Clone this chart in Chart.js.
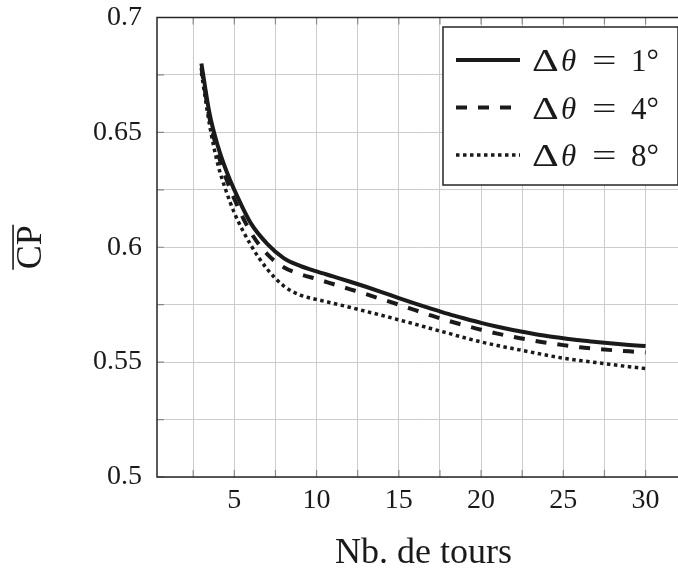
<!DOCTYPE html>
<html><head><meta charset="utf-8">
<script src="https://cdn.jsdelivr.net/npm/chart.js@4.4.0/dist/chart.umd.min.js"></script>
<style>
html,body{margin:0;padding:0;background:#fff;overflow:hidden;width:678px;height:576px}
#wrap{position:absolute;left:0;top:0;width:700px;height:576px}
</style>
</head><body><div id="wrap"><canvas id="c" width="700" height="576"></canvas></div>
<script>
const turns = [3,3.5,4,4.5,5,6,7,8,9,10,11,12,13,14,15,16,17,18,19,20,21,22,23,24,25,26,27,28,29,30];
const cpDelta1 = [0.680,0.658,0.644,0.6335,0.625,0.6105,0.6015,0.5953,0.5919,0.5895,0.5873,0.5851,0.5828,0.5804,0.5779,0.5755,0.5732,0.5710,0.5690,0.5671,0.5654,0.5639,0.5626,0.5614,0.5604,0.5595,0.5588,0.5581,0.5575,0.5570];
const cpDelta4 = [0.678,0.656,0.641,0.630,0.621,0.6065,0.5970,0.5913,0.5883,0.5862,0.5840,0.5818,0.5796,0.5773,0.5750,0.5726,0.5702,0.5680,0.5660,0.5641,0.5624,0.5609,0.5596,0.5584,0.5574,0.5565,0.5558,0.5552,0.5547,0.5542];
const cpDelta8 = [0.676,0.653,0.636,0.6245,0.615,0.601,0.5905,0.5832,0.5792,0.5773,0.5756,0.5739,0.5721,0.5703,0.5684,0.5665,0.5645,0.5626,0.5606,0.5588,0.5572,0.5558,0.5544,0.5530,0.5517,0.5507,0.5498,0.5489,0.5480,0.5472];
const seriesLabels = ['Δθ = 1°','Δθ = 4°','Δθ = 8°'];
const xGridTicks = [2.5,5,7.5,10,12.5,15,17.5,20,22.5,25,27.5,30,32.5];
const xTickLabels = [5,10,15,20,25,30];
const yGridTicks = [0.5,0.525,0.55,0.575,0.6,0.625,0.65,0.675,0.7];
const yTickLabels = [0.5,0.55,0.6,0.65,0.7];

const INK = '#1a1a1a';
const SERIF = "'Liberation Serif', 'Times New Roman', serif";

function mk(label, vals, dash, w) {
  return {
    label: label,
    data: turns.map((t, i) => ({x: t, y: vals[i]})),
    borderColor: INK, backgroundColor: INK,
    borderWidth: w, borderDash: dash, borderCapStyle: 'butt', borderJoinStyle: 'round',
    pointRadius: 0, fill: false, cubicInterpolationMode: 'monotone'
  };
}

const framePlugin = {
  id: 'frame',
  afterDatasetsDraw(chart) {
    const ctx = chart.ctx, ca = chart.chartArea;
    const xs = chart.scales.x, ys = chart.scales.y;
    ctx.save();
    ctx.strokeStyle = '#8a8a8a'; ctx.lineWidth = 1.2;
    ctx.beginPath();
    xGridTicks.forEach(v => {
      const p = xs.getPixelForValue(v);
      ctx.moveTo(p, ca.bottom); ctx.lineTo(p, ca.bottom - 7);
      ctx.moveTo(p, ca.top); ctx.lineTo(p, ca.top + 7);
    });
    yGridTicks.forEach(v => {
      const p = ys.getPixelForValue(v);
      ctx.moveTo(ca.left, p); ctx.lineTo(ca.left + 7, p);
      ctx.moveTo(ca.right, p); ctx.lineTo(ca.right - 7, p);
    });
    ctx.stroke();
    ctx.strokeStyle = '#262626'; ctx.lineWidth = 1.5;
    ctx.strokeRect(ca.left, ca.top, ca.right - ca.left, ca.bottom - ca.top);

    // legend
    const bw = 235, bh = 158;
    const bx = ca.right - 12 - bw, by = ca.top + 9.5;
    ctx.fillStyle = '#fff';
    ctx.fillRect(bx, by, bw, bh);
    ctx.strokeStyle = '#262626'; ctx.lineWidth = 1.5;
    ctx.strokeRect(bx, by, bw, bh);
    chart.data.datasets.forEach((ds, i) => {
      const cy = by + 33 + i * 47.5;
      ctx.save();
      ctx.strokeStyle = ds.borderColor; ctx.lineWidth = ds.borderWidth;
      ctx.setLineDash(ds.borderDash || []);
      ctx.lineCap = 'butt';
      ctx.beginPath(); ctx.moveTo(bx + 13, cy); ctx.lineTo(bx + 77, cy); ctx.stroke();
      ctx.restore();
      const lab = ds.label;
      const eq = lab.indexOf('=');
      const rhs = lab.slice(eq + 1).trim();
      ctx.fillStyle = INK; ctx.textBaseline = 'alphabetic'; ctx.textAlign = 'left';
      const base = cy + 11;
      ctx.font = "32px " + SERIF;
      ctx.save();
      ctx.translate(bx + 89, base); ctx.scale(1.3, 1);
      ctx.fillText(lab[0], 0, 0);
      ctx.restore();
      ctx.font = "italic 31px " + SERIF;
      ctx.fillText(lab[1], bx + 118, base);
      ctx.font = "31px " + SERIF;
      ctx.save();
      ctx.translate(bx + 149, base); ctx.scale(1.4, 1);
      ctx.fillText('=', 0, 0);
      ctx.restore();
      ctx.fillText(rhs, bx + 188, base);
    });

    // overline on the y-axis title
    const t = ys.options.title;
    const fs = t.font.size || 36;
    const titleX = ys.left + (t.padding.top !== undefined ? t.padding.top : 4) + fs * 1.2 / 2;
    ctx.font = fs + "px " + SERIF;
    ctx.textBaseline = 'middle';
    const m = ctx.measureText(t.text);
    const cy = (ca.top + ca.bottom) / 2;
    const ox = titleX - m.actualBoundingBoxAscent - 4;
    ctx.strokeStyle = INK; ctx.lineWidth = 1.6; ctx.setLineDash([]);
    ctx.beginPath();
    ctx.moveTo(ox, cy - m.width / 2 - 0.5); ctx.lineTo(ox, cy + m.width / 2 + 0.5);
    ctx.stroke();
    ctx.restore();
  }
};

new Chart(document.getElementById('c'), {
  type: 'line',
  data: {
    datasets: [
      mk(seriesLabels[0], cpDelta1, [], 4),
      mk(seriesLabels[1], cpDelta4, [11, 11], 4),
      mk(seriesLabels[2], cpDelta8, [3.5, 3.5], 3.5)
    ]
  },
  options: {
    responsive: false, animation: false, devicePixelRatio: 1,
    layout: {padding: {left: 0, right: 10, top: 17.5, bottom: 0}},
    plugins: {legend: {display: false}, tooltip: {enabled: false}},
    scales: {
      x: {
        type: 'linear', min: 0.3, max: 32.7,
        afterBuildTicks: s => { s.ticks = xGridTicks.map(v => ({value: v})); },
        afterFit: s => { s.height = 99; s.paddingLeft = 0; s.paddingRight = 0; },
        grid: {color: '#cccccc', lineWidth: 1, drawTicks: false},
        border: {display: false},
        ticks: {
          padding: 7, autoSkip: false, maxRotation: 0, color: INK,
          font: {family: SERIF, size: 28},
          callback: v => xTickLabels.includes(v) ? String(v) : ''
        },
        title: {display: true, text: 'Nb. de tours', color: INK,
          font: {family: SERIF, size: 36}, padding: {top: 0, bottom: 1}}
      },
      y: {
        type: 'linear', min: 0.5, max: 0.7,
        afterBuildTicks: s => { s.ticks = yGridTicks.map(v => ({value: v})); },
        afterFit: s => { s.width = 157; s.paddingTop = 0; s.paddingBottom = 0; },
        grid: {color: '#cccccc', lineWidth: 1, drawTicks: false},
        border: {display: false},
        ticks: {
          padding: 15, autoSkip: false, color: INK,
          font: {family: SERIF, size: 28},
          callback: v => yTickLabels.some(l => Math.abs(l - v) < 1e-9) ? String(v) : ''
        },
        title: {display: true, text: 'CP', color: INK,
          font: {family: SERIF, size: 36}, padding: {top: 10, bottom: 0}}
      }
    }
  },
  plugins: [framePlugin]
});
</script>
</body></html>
=======
# Exercise aim
Repeat the lines of the listing above verbatim, beginning at its first line and ending at the line containing "Serif', 'Times New", which is included. Omit pictures.

# Expected answer
Clone this chart in Chart.js.
<!DOCTYPE html>
<html><head><meta charset="utf-8">
<script src="https://cdn.jsdelivr.net/npm/chart.js@4.4.0/dist/chart.umd.min.js"></script>
<style>
html,body{margin:0;padding:0;background:#fff;overflow:hidden;width:678px;height:576px}
#wrap{position:absolute;left:0;top:0;width:700px;height:576px}
</style>
</head><body><div id="wrap"><canvas id="c" width="700" height="576"></canvas></div>
<script>
const turns = [3,3.5,4,4.5,5,6,7,8,9,10,11,12,13,14,15,16,17,18,19,20,21,22,23,24,25,26,27,28,29,30];
const cpDelta1 = [0.680,0.658,0.644,0.6335,0.625,0.6105,0.6015,0.5953,0.5919,0.5895,0.5873,0.5851,0.5828,0.5804,0.5779,0.5755,0.5732,0.5710,0.5690,0.5671,0.5654,0.5639,0.5626,0.5614,0.5604,0.5595,0.5588,0.5581,0.5575,0.5570];
const cpDelta4 = [0.678,0.656,0.641,0.630,0.621,0.6065,0.5970,0.5913,0.5883,0.5862,0.5840,0.5818,0.5796,0.5773,0.5750,0.5726,0.5702,0.5680,0.5660,0.5641,0.5624,0.5609,0.5596,0.5584,0.5574,0.5565,0.5558,0.5552,0.5547,0.5542];
const cpDelta8 = [0.676,0.653,0.636,0.6245,0.615,0.601,0.5905,0.5832,0.5792,0.5773,0.5756,0.5739,0.5721,0.5703,0.5684,0.5665,0.5645,0.5626,0.5606,0.5588,0.5572,0.5558,0.5544,0.5530,0.5517,0.5507,0.5498,0.5489,0.5480,0.5472];
const seriesLabels = ['Δθ = 1°','Δθ = 4°','Δθ = 8°'];
const xGridTicks = [2.5,5,7.5,10,12.5,15,17.5,20,22.5,25,27.5,30,32.5];
const xTickLabels = [5,10,15,20,25,30];
const yGridTicks = [0.5,0.525,0.55,0.575,0.6,0.625,0.65,0.675,0.7];
const yTickLabels = [0.5,0.55,0.6,0.65,0.7];

const INK = '#1a1a1a';
const SERIF = "'Liberation Serif', 'Times New Roman', serif";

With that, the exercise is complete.